The task ::
Retype exactly the lines from the first one through the line with "Chart.register(...registerables);", including both ends; skip any pictures.

Provided data ::
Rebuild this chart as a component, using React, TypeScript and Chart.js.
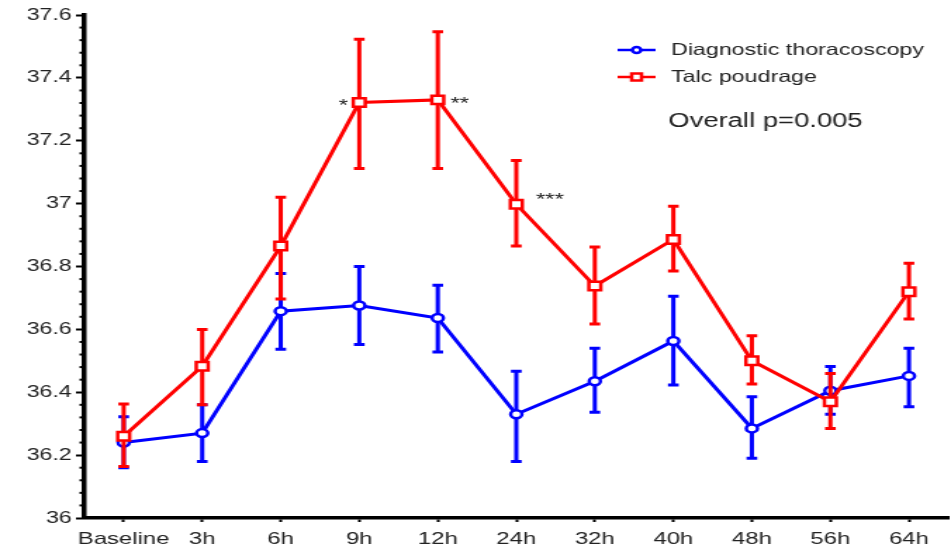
import React, { useEffect, useRef } from 'react';
import { Chart, registerables } from 'chart.js';

Chart.register(...registerables);

const categories = ['Baseline', '3h', '6h', '9h', '12h', '24h', '32h', '40h', '48h', '56h', '64h'];

const diagMean = [36.24, 36.27, 36.658, 36.676, 36.636, 36.33, 36.435, 36.563, 36.285, 36.405, 36.452];
const diagUpper = [36.322, 36.36, 36.778, 36.8, 36.74, 36.467, 36.54, 36.705, 36.386, 36.482, 36.54];
const diagLower = [36.16, 36.18, 36.537, 36.552, 36.528, 36.18, 36.336, 36.423, 36.19, 36.33, 36.354];

const talcMean = [36.26, 36.483, 36.865, 37.322, 37.33, 36.998, 36.738, 36.886, 36.5, 36.37, 36.72];
const talcUpper = [36.363, 36.6, 37.02, 37.523, 37.547, 37.137, 36.862, 36.992, 36.58, 36.46, 36.81];
const talcLower = [36.164, 36.36, 36.697, 37.112, 37.112, 36.865, 36.617, 36.786, 36.426, 36.285, 36.633];

const yTickValues = [36, 36.2, 36.4, 36.6, 36.8, 37, 37.2, 37.4, 37.6];
const yTickLabels = ['36', '36.2', '36.4', '36.6', '36.8', '37', '37.2', '37.4', '37.6'];
const yMinorStep = 0.04;

const seriesLabels = ['Diagnostic thoracoscopy', 'Talc poudrage'];
const pValueText = 'Overall p=0.005';

const starIndex = [3, 4, 5];
const starText = ['*', '**', '***'];

const FONT = '"Liberation Sans", Arial, Helvetica, sans-serif';
const BLUE = '#0000ff';
const RED = '#ff0000';
const W = 676;
const H = 549;
const SX = 951 / W;

const errorBarPlugin = {
  id: 'errorBars',
  beforeDatasetDraw(chart: any, args: any) {
    const ds = chart.data.datasets[args.index];
    if (!ds.errUpper) return;
    const y = chart.scales.y;
    const ctx = chart.ctx;
    const cap = 3.8;
    ctx.save();
    ctx.strokeStyle = ds.borderColor;
    ctx.lineWidth = 3;
    ctx.lineCap = 'butt';
    args.meta.data.forEach((pt: any, i: number) => {
      const x = pt.x;
      const yu = y.getPixelForValue(ds.errUpper[i]);
      const yl = y.getPixelForValue(ds.errLower[i]);
      ctx.beginPath();
      ctx.moveTo(x, yu);
      ctx.lineTo(x, yl);
      ctx.moveTo(x - cap, yu);
      ctx.lineTo(x + cap, yu);
      ctx.moveTo(x - cap, yl);
      ctx.lineTo(x + cap, yl);
      ctx.stroke();
    });
    ctx.restore();
  },
};

const minorTickPlugin = {
  id: 'minorTicks',
  afterDraw(chart: any) {
    const y = chart.scales.y;
    const ctx = chart.ctx;
    const left = chart.chartArea.left;
    const n = Math.round((y.max - y.min) / yMinorStep);
    ctx.save();
    ctx.strokeStyle = '#000';
    ctx.lineWidth = 2;
    for (let k = 0; k <= n; k++) {
      if (k % 5 === 0) continue;
      const py = y.getPixelForValue(y.min + k * yMinorStep);
      ctx.beginPath();
      ctx.moveTo(left - 3.5, py);
      ctx.lineTo(left, py);
      ctx.stroke();
    }
    ctx.restore();
  },
};

const annotationPlugin = {
  id: 'stars',
  afterDatasetsDraw(chart: any) {
    const meta = chart.getDatasetMeta(1);
    const ctx = chart.ctx;
    ctx.save();
    ctx.fillStyle = '#222';
    ctx.font = `17px ${FONT}`;
    ctx.textBaseline = 'alphabetic';
    starIndex.forEach((idx, j) => {
      const pt = meta.data[idx];
      if (j === 0) {
        ctx.textAlign = 'right';
        ctx.fillText(starText[j], pt.x - 8, pt.y + 9);
      } else if (j === 1) {
        ctx.textAlign = 'left';
        ctx.fillText(starText[j], pt.x + 9, pt.y + 9);
      } else {
        ctx.textAlign = 'left';
        ctx.fillText(starText[j], pt.x + 14, pt.y + 1);
      }
    });
    ctx.restore();
  },
};

const legendPlugin = {
  id: 'customLegend',
  afterDraw(chart: any) {
    const ctx = chart.ctx;
    const x0 = 439;
    const rows = [50, 77];
    const colors = [BLUE, RED];
    ctx.save();
    rows.forEach((ry, i) => {
      ctx.strokeStyle = colors[i];
      ctx.lineWidth = 2.5;
      ctx.beginPath();
      ctx.moveTo(x0, ry);
      ctx.lineTo(x0 + 27, ry);
      ctx.stroke();
      ctx.fillStyle = '#fff';
      ctx.lineWidth = 2.5;
      ctx.beginPath();
      if (i === 0) {
        ctx.arc(x0 + 13.5, ry, 3, 0, Math.PI * 2);
      } else {
        ctx.rect(x0 + 13.5 - 3.5, ry - 3.5, 7, 7);
      }
      ctx.fill();
      ctx.stroke();
      ctx.fillStyle = '#222';
      ctx.font = `16.5px ${FONT}`;
      ctx.textAlign = 'left';
      ctx.textBaseline = 'middle';
      ctx.fillText(seriesLabels[i], 477, ry);
    });
    ctx.font = `19.5px ${FONT}`;
    ctx.fillText(pValueText, 475, 122);
    ctx.restore();
  },
};

export default function App() {
  const ref = useRef<HTMLCanvasElement | null>(null);

  useEffect(() => {
    document.body.style.margin = '0';
    document.body.style.overflow = 'hidden';
    if (!ref.current) return;
    const chart = new Chart(ref.current, {
      type: 'line',
      data: {
        labels: categories,
        datasets: [
          {
            label: seriesLabels[0],
            data: diagMean,
            errUpper: diagUpper,
            errLower: diagLower,
            borderColor: BLUE,
            backgroundColor: '#fff',
            pointBackgroundColor: '#fff',
            pointBorderColor: BLUE,
            pointStyle: 'circle',
            pointRadius: 4,
            pointBorderWidth: 2.5,
            borderWidth: 3,
            tension: 0,
            order: 1,
          } as any,
          {
            label: seriesLabels[1],
            data: talcMean,
            errUpper: talcUpper,
            errLower: talcLower,
            borderColor: RED,
            backgroundColor: '#fff',
            pointBackgroundColor: '#fff',
            pointBorderColor: RED,
            pointStyle: 'rect',
            pointRadius: 6,
            pointBorderWidth: 2.5,
            borderWidth: 3,
            tension: 0,
            order: 0,
          } as any,
        ],
      },
      options: {
        animation: false,
        responsive: true,
        maintainAspectRatio: false,
        layout: { autoPadding: false, padding: { top: 15, right: 2, left: 0, bottom: 0 } },
        plugins: {
          legend: { display: false },
          tooltip: { enabled: false },
        },
        scales: {
          x: {
            type: 'category',
            offset: true,
            grid: {
              display: true,
              drawOnChartArea: false,
              drawTicks: true,
              tickLength: 4,
              tickWidth: 2,
              tickColor: '#000',
              offset: false,
            },
            border: { display: true, color: '#000', width: 3.5 },
            ticks: {
              color: '#222',
              font: { family: FONT, size: 17 },
              padding: 7,
              maxRotation: 0,
              autoSkip: false,
            },
            afterFit: (s: any) => {
              s.height = 31;
              s.paddingLeft = 0;
              s.paddingRight = 0;
            },
          },
          y: {
            min: 36,
            max: 37.6,
            afterBuildTicks: (s: any) => {
              s.ticks = yTickValues.map((v) => ({ value: v }));
            },
            grid: {
              display: true,
              drawOnChartArea: false,
              drawTicks: true,
              tickLength: 6,
              tickWidth: 2,
              tickColor: '#000',
            },
            border: { display: true, color: '#000', width: 3.5 },
            ticks: {
              color: '#222',
              font: { family: FONT, size: 16.5 },
              padding: 3,
              callback: (_v: any, i: number) => yTickLabels[i],
            },
            afterFit: (s: any) => {
              s.width = 60;
              s.paddingTop = 0;
              s.paddingBottom = 0;
            },
          },
        },
      } as any,
      plugins: [errorBarPlugin, minorTickPlugin, annotationPlugin, legendPlugin],
    });
    return () => chart.destroy();
  }, []);

  return (
    <div
      style={{
        width: W,
        height: H,
        position: 'relative',
        transform: `scaleX(${SX})`,
        transformOrigin: '0 0',
      }}
    >
      <canvas ref={ref} />
    </div>
  );
}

Answer for the task ::
Rebuild this chart as a component, using React, TypeScript and Chart.js.
import React, { useEffect, useRef } from 'react';
import { Chart, registerables } from 'chart.js';

Chart.register(...registerables);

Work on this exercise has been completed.